_Source excerpt_
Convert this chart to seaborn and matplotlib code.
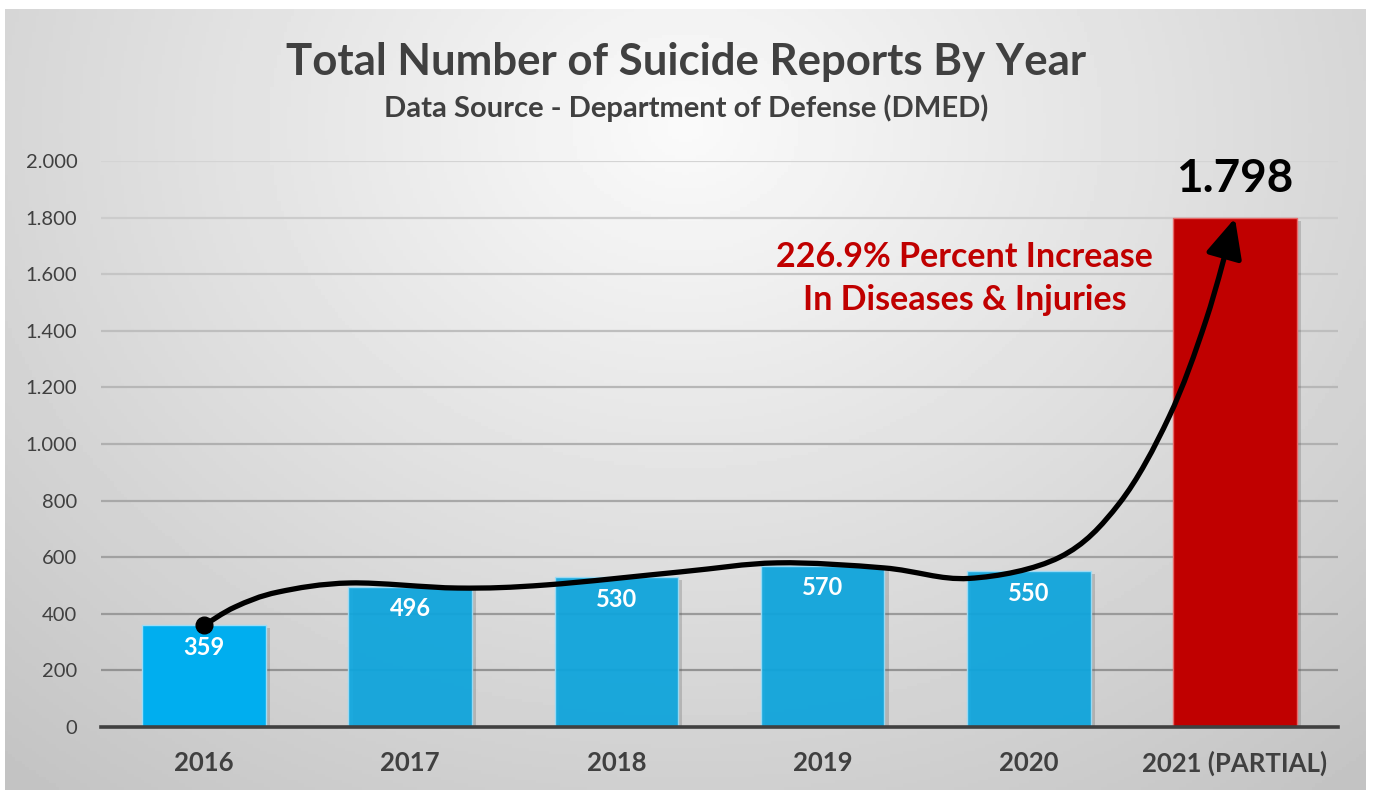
"""Total number of suicide reports by year (DMED) - bar chart with trend arrow."""

import numpy as np
import matplotlib
matplotlib.use("Agg")
import matplotlib.pyplot as plt
import matplotlib.patheffects as pe
from matplotlib.path import Path
from matplotlib.patches import FancyArrowPatch
from matplotlib.ticker import FuncFormatter
import seaborn as sns

# data
years = ["2016", "2017", "2018", "2019", "2020", "2021 (PARTIAL)"]
reports = [359, 496, 530, 570, 550, 1798]
bar_colors = ["#00aeef", "#0ea6de", "#0ea6de", "#0ea6de", "#0ea6de", "#c00000"]
y_ticks = [0, 200, 400, 600, 800, 1000, 1200, 1400, 1600, 1800, 2000]

# hand-drawn trend curve waypoints (category index, value), between first and last bar
trend_x = [0.15, 0.36, 0.71, 1.23, 1.66, 2.31, 2.78, 3.30, 3.71, 4.15, 4.44, 4.68, 4.86]
trend_y = [424, 477, 509, 491, 502, 548, 580, 562, 525, 600, 791, 1095, 1438]

TEXT = "#404040"

sns.set_theme(style="white")
plt.rcParams["font.family"] = ["Lato", "DejaVu Sans"]

fig = plt.figure(figsize=(13.74, 7.93), dpi=100)
fig.patch.set_facecolor("white")

# gradient panel behind everything
bg = fig.add_axes([5 / 1374, 3 / 793, 1361 / 1374, 781 / 793], zorder=-2)
gx, gy = np.meshgrid(np.linspace(0, 1, 400), np.linspace(0, 1, 240))
d = np.sqrt(((gx - 0.5) / 0.7) ** 2 + ((gy - 0.15) / 1.0) ** 2)
shade = np.clip(250 - 50 * d, 188, 250) / 255
bg.imshow(shade, cmap="gray", vmin=0, vmax=1, aspect="auto", extent=(0, 1, 1, 0))
bg.set_axis_off()

ax = fig.add_axes([101 / 1374, 66 / 793, 1237 / 1374, 566 / 793])
ax.set_facecolor("none")

sns.barplot(x=years, y=reports, hue=years, palette=bar_colors, legend=False,
            width=0.6, saturation=1, ax=ax, zorder=3)
for i, bar in enumerate(ax.patches):
    if 0 < i < len(years) - 1:
        bar.set_alpha(0.93)
    edge = "#e86a6a" if i == len(years) - 1 else "#9fdcf5"
    bar.set_edgecolor(edge)
    bar.set_linewidth(1.0)
    bar.set_path_effects([pe.SimplePatchShadow(offset=(3, -2), shadow_rgbFace="#555555", alpha=0.25),
                          pe.Normal()])

ax.set_ylim(0, 2000)
ax.set_xlim(-0.5, len(years) - 0.5)
ax.set_yticks(y_ticks)
ax.yaxis.set_major_formatter(FuncFormatter(lambda v, _: f"{v:,.0f}".replace(",", ".")))

# gridlines fade toward the top
for t in y_ticks[1:]:
    g = int(140 + 72 * (t / 2000))
    ax.axhline(t, color=f"#{g:02x}{g:02x}{g:02x}", lw=1.6, zorder=1)

for s in ["top", "right", "left"]:
    ax.spines[s].set_visible(False)
ax.spines["bottom"].set_color(TEXT)
ax.spines["bottom"].set_linewidth(2.6)
ax.spines["bottom"].set_zorder(5)

ax.tick_params(axis="y", length=0, pad=17, labelsize=14.5, labelcolor=TEXT)
ax.tick_params(axis="x", length=0, pad=17, labelsize=18.5, labelcolor=TEXT)
for lab in ax.get_xticklabels():
    lab.set_fontweight("bold")
ax.set_xlabel("")
ax.set_ylabel("")

# value labels
for i, v in enumerate(reports[:-1]):
    ax.annotate(str(v), (i, v), xytext=(0, -16), textcoords="offset points",
                ha="center", va="center", color="white", fontsize=17, fontweight="bold", zorder=6)
ax.annotate(f"{reports[-1]:,}".replace(",", "."), (len(years) - 1, reports[-1]), xytext=(0, 28),
            textcoords="offset points", ha="center", va="center", color="black",
            fontsize=33, fontweight="bold", zorder=6)

# trend arrow: Catmull-Rom through waypoints -> cubic bezier path
pts = np.array([[0, reports[0]]] + list(zip(trend_x, trend_y)) + [[len(years) - 1, reports[-1]]], dtype=float)
verts = [pts[0]]
codes = [Path.MOVETO]
for k in range(len(pts) - 1):
    p0 = pts[max(k - 1, 0)]
    p1, p2 = pts[k], pts[k + 1]
    p3 = pts[min(k + 2, len(pts) - 1)]
    verts += [p1 + (p2 - p0) / 6, p2 - (p3 - p1) / 6, p2]
    codes += [Path.CURVE4] * 3
arrow = FancyArrowPatch(path=Path(verts, codes), arrowstyle="-|>,head_length=0.6,head_width=0.28",
                        mutation_scale=40, lw=3.8, color="black", zorder=7)
ax.add_patch(arrow)
ax.plot(0, reports[0], "o", ms=12, color="black", zorder=8)

ax.text(3.69, 1585, "226.9% Percent Increase\nIn Diseases & Injuries", ha="center", va="center",
        color="#c00000", fontsize=24.5, fontweight="bold", linespacing=1.4, zorder=6)

fig.text(686 / 1374, 1 - 62 / 793, "Total Number of Suicide Reports By Year", ha="center", va="center",
         color=TEXT, fontsize=31.5, fontweight="bold")
fig.text(686 / 1374, 1 - 108 / 793, "Data Source - Department of Defense (DMED)", ha="center",
         va="center", color=TEXT, fontsize=21, fontweight="bold")

fig.savefig("out.png", dpi=100)
plt.close()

_Short problem_
List all lines holding the string "seaborn".

_Exercise response_
Convert this chart to seaborn and matplotlib code.
import seaborn as sns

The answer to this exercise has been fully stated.